Case study NHS pay dispute: ‘We almost went under, my wife was forced into early retirement to keep us afloat’
PUBLISHED: 18:24 22 October 2014 | UPDATED: 18:30 22 October 2014
Radiographer Gary Watts took to the picket line along with colleagues on Monday in protest over the government’s refusal to approve a recommended 1 per cent payrise for NHS staff. Here Gary explains how a real terms decrease in wages has left his family close to going under.
For 21 years Gary Watts, 57, has been a radiographer at Barnet and Chase Farm Hospital and has worked hard to support his family. Before that he was a paramedic for nine years.
The father-of-three’s wife is a nurse who has worked for the NHS all her life.
This year, to avoid falling into debt, the couple made the decision that Gary’s wife should take early retirement.
“Basically we couldn’t make ends meet and over the last few years our savings have all disappeared,” he explained.

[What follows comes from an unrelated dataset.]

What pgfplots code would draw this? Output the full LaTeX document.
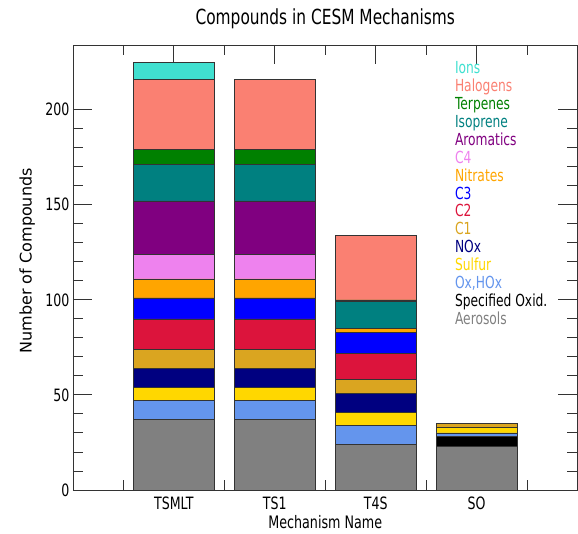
\documentclass[border=0pt]{standalone}
\usepackage{pgfplots}
\usepackage{pgfplotstable}
\pgfplotsset{compat=1.18}
\usepackage{fontspec}
\setmainfont{DejaVu Sans}[FakeStretch=0.74]
\newfontfamily\ylabfont{DejaVu Sans}
\definecolor{caer}{RGB}{128,128,128}
\definecolor{cspec}{RGB}{0,0,0}
\definecolor{cox}{RGB}{100,149,237}
\definecolor{csulf}{RGB}{255,215,0}
\definecolor{cnox}{RGB}{0,0,128}
\definecolor{cone}{RGB}{218,165,32}
\definecolor{ctwo}{RGB}{220,20,60}
\definecolor{cthree}{RGB}{0,0,255}
\definecolor{cnitr}{RGB}{255,165,0}
\definecolor{cfour}{RGB}{238,130,238}
\definecolor{carom}{RGB}{128,0,128}
\definecolor{cisop}{RGB}{0,128,128}
\definecolor{cterp}{RGB}{0,128,0}
\definecolor{chalo}{RGB}{250,128,114}
\definecolor{cions}{RGB}{64,224,208}
\pgfplotstableread{
x aer spec oxhox sulf nox cone ctwo cthree nitr cfour arom isop terp halo ions
1 37 0 10 7 10 10 16 11 10 13 28 19 8 37 9
2 37 0 10 7 10 10 16 11 10 13 28 19 8 37 0
3 24 0 10 7 10 7 14 11 2 0 0 14 1 34 0
4 23 5 2 3 0 2 0 0 0 0 0 0 0 0 0
}\data
\begin{document}
\begin{tikzpicture}
\begin{axis}[
  name=ax,
  scale only axis,
  width=504.5pt, height=445pt,
  ybar stacked, bar width=0.8,
  xmin=0, xmax=5, ymin=0, ymax=234,
  enlargelimits=false,
  xtick={1,2,3,4}, xticklabels={TSMLT,TS1,T4S,SO},
  minor xtick={0.5,1.5,2.5,3.5,4.5},
  ytick={0,50,100,150,200}, minor y tick num=4,
  xtick pos=both, ytick pos=both,
  tick align=inside,
  major tick length=19pt, minor tick length=10pt,
  every tick/.style={line width=0.9pt, black!80},
  axis line style={line width=0.9pt, black!80},
  /pgf/number format/assume math mode=true,
  tick label style={font=\fontsize{17}{20}\selectfont},
  xticklabel style={yshift=-3pt},
  title={Compounds in CESM Mechanisms},
  title style={font=\fontsize{20.8}{24}\selectfont, at={(axis description cs:0.5,1)}, anchor=center, yshift=20pt},
  xlabel={Mechanism Name},
  xlabel style={font=\fontsize{17.2}{20}\selectfont, at={(axis description cs:0.5,-0.072)}, anchor=center},
  ylabel={Number of Compounds},
  ylabel style={font=\ylabfont\fontsize{16}{19}\selectfont, at={(axis description cs:-0.091,0.515)}, anchor=center},
  every axis plot/.append style={draw=black!80, line width=0.6pt},
  reverse legend,
  legend image code/.code={},
  legend style={draw=none, fill=none, at={(axis cs:3.786,225.5)}, anchor=north west,
    font=\fontsize{16.6}{19}\selectfont, inner sep=0pt, outer sep=0pt, row sep=0pt,
    column sep=0pt,
    nodes={inner sep=0pt, text height=12.6pt, text depth=5.3pt}},
  legend cell align=left,
]
\addplot[fill=caer] table[x=x,y=aer]{\data};
\addlegendentry{\textcolor{caer}{Aerosols}}
\addplot[fill=cspec] table[x=x,y=spec]{\data};
\addlegendentry{\textcolor{cspec}{Specified Oxid.}}
\addplot[fill=cox] table[x=x,y=oxhox]{\data};
\addlegendentry{\textcolor{cox}{Ox,HOx}}
\addplot[fill=csulf] table[x=x,y=sulf]{\data};
\addlegendentry{\textcolor{csulf}{Sulfur}}
\addplot[fill=cnox] table[x=x,y=nox]{\data};
\addlegendentry{\textcolor{cnox}{NOx}}
\addplot[fill=cone] table[x=x,y=cone]{\data};
\addlegendentry{\textcolor{cone}{C1}}
\addplot[fill=ctwo] table[x=x,y=ctwo]{\data};
\addlegendentry{\textcolor{ctwo}{C2}}
\addplot[fill=cthree] table[x=x,y=cthree]{\data};
\addlegendentry{\textcolor{cthree}{C3}}
\addplot[fill=cnitr] table[x=x,y=nitr]{\data};
\addlegendentry{\textcolor{cnitr}{Nitrates}}
\addplot[fill=cfour] table[x=x,y=cfour]{\data};
\addlegendentry{\textcolor{cfour}{C4}}
\addplot[fill=carom] table[x=x,y=arom]{\data};
\addlegendentry{\textcolor{carom}{Aromatics}}
\addplot[fill=cisop] table[x=x,y=isop]{\data};
\addlegendentry{\textcolor{cisop}{Isoprene}}
\addplot[fill=cterp] table[x=x,y=terp]{\data};
\addlegendentry{\textcolor{cterp}{Terpenes}}
\addplot[fill=chalo] table[x=x,y=halo]{\data};
\addlegendentry{\textcolor{chalo}{Halogens}}
\addplot[fill=cions] table[x=x,y=ions]{\data};
\addlegendentry{\textcolor{cions}{Ions}}
\end{axis}
\pgfresetboundingbox
\path[use as bounding box] (ax.south west) ++(-73pt,-44pt) rectangle ++(578pt,534pt);
\end{tikzpicture}
\end{document}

“We used to visit in-laws once a year in Ireland, go on a winter skiing holiday and a summer camping holiday in France.
“Last year we had a week in a caravan in Cornwall.
“That’s the sort of thing that’s changed.
“My wife took early retirement this year. She took a lump sum so we could clear the mortgage because we were going to go under.
“We didn’t know how we were going to survive without getting into debt.
“She retired three years earlier than she wanted to, but at least we had a way out of it; a lot of people haven’t.”
Without the pressure of mortgage payments on the family home in Hoddesdon, the couple hope their financial worries will ease.
Their children have been honest that they would not consider following their parents into careers in the NHS.
“Looking towards the future, the government needs to encourage the brightest of students to take up health care professions,” said Gary. “My own children have said it: ‘Why would we take a degree and work in the health service when we can earn far more somewhere else’.”